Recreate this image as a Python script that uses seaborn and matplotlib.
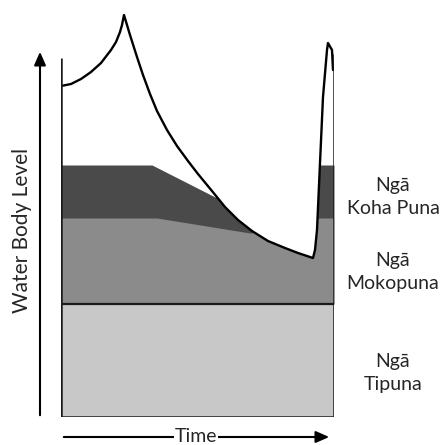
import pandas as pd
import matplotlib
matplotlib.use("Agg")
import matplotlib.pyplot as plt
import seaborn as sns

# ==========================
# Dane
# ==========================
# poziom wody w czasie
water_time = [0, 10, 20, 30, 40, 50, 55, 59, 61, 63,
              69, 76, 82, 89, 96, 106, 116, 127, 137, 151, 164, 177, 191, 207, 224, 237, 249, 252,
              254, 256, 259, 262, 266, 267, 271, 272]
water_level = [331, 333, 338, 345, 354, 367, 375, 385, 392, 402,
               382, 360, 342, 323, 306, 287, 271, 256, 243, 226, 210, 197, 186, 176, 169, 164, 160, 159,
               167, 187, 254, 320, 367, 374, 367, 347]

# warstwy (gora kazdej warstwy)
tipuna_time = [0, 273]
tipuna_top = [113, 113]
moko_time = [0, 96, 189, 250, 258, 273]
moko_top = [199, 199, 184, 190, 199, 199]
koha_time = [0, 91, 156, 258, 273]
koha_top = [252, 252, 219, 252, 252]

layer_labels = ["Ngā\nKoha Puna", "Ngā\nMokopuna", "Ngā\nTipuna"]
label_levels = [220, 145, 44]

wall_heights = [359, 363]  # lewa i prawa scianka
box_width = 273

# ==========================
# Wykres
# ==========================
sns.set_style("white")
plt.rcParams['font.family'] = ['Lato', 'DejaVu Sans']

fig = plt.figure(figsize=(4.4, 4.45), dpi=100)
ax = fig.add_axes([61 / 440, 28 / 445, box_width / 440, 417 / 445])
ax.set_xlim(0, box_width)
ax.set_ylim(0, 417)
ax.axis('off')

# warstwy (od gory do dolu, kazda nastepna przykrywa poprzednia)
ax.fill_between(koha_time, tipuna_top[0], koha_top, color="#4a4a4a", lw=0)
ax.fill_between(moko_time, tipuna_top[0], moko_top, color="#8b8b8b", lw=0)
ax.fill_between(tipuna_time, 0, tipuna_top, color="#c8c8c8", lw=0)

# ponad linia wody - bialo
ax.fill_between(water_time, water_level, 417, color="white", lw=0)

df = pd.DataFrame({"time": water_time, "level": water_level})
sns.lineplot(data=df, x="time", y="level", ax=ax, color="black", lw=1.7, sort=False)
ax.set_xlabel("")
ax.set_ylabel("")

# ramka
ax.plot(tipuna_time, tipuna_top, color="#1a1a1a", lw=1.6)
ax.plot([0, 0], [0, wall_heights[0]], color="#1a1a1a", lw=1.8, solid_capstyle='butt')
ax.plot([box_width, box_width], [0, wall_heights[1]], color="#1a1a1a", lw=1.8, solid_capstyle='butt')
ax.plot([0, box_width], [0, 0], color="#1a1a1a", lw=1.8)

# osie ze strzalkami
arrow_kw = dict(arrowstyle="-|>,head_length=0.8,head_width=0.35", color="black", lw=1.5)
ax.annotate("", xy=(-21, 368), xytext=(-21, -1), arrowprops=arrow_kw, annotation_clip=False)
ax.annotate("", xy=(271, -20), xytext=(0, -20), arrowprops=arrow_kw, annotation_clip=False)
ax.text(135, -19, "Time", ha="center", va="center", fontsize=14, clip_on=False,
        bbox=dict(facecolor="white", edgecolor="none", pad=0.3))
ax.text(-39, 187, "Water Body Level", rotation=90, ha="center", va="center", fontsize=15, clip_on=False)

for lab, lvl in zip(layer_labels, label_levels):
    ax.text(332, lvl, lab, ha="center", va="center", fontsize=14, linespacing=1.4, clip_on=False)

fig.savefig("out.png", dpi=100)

▶ DIRECTIONS
From the opening line of the listing above through the line bearing "import seaborn as sns", repeat each line exactly. Drop every picture.

▶ OUTPUT
Recreate this image as a Python script that uses seaborn and matplotlib.
import pandas as pd
import matplotlib
matplotlib.use("Agg")
import matplotlib.pyplot as plt
import seaborn as sns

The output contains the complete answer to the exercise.